Ashutosh Mishra

By Ashutosh Mishra

Bhubaneswar: Recently we saw on our TV sets disturbing visuals of a uniformed police officer in Balasore district being chased and manhandled by a mob. People vented their ire on the officer concerned as he had arrived late to investigate the alleged death of a boy whose body had been found hanging at the ‘ dhaba’ in which he had been employed. On the face of it it appeared to be a case of suicide but family members alleged murder.

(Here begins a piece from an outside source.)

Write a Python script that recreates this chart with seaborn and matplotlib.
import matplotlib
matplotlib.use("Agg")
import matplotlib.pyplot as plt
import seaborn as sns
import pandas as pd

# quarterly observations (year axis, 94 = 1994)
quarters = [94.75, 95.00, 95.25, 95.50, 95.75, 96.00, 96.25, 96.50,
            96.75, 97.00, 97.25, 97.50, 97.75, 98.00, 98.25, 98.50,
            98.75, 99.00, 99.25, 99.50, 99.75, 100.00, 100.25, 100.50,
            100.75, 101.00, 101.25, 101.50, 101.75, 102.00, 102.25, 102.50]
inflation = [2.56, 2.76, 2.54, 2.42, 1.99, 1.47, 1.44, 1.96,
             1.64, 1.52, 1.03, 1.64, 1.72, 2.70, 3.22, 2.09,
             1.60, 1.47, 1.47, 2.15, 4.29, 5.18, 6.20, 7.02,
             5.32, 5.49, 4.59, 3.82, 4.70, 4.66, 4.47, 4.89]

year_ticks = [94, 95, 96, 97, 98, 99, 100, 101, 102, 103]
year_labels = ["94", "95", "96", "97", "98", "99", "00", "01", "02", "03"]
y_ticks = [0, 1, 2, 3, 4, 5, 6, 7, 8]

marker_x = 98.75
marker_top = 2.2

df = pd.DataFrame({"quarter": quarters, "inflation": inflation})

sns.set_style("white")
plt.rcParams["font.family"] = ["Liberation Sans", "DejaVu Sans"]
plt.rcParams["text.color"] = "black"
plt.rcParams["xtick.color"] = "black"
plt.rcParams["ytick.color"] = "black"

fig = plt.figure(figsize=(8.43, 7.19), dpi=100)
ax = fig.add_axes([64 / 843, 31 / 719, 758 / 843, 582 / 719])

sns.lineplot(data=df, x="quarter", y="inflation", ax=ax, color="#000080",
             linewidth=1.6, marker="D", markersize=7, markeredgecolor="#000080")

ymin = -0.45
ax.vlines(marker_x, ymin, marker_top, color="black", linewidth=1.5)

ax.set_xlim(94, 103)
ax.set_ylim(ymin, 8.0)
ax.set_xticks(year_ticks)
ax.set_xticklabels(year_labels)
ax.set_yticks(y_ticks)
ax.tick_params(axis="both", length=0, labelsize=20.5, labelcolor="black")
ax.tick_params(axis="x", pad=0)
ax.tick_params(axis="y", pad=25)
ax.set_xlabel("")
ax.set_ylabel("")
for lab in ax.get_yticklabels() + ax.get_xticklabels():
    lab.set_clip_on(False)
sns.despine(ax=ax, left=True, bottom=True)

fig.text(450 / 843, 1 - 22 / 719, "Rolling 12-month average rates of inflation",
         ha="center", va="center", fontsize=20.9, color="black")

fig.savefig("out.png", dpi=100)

Sources said late arrival of the officer irked the family members who doubted his sincerity. They chased him till he fell to the ground. He was later rushed to a local hospital. Such incidents are becoming increasingly common in Odisha which was once reckoned among the most peaceful states of the country. What is it that makes people take law into their hands? Does the fault lie with the people or with the men in khaki?

While law has to be respected at all costs and any infringement is punishable there is no denying the growing desperation among people because of the failure of police to carry out their duties in an upright manner. Almost everyday we come across cases of police excesses and policemen being accused of taking bribes. Recently the inspector in-charge of Malkangiri Sadar Police Station was suspended for accepting bribe while two sub-inspectors were detained by Vigilance officials.

Such incidents dent the credibility of police as a law keeping force that is supposed to ensure safety and security of people besides giving them justice. Equally worrisome are incidents of custodial deaths which have been taking place at regular intervals. Once the credibility of police force is eroded people stop respecting it and lose faith in its ability to get them justice. This can trigger incidents such as the one that happened recently in Balasore district.

Hence it is important to ensure that policemen respect their own job and behave with a high sense of integrity while dealing with cases. Each case is a test for them and they must come out with flying colours. But for this to happen the government should also do its best to ensure that the morale of the force remains high and their working conditions do not become too taxing.

One of the most important things to do in this regard would be to fill the gaping vacancies in the police department, specially at the lower levels because it these men and women who execute orders at the ground level. A well rested policeman can be expected to be alert. Similarly the force should also be in a happy frame of mind as far as salaries and perks are concerned.

If cases of corruption still take place officers at the top level must deal with them with the severity they deserve. A venal force can be a threat to the society and we will be better off without it. Devising effective ways of curbing corruption should be an integral part of police reforms which should be a continuous process.

(DISCLAIMER: This is an opinion piece. The views expressed are author’s own and have nothing to do with OTV’s charter or views. OTV does not assume any responsibility or liability for the same.)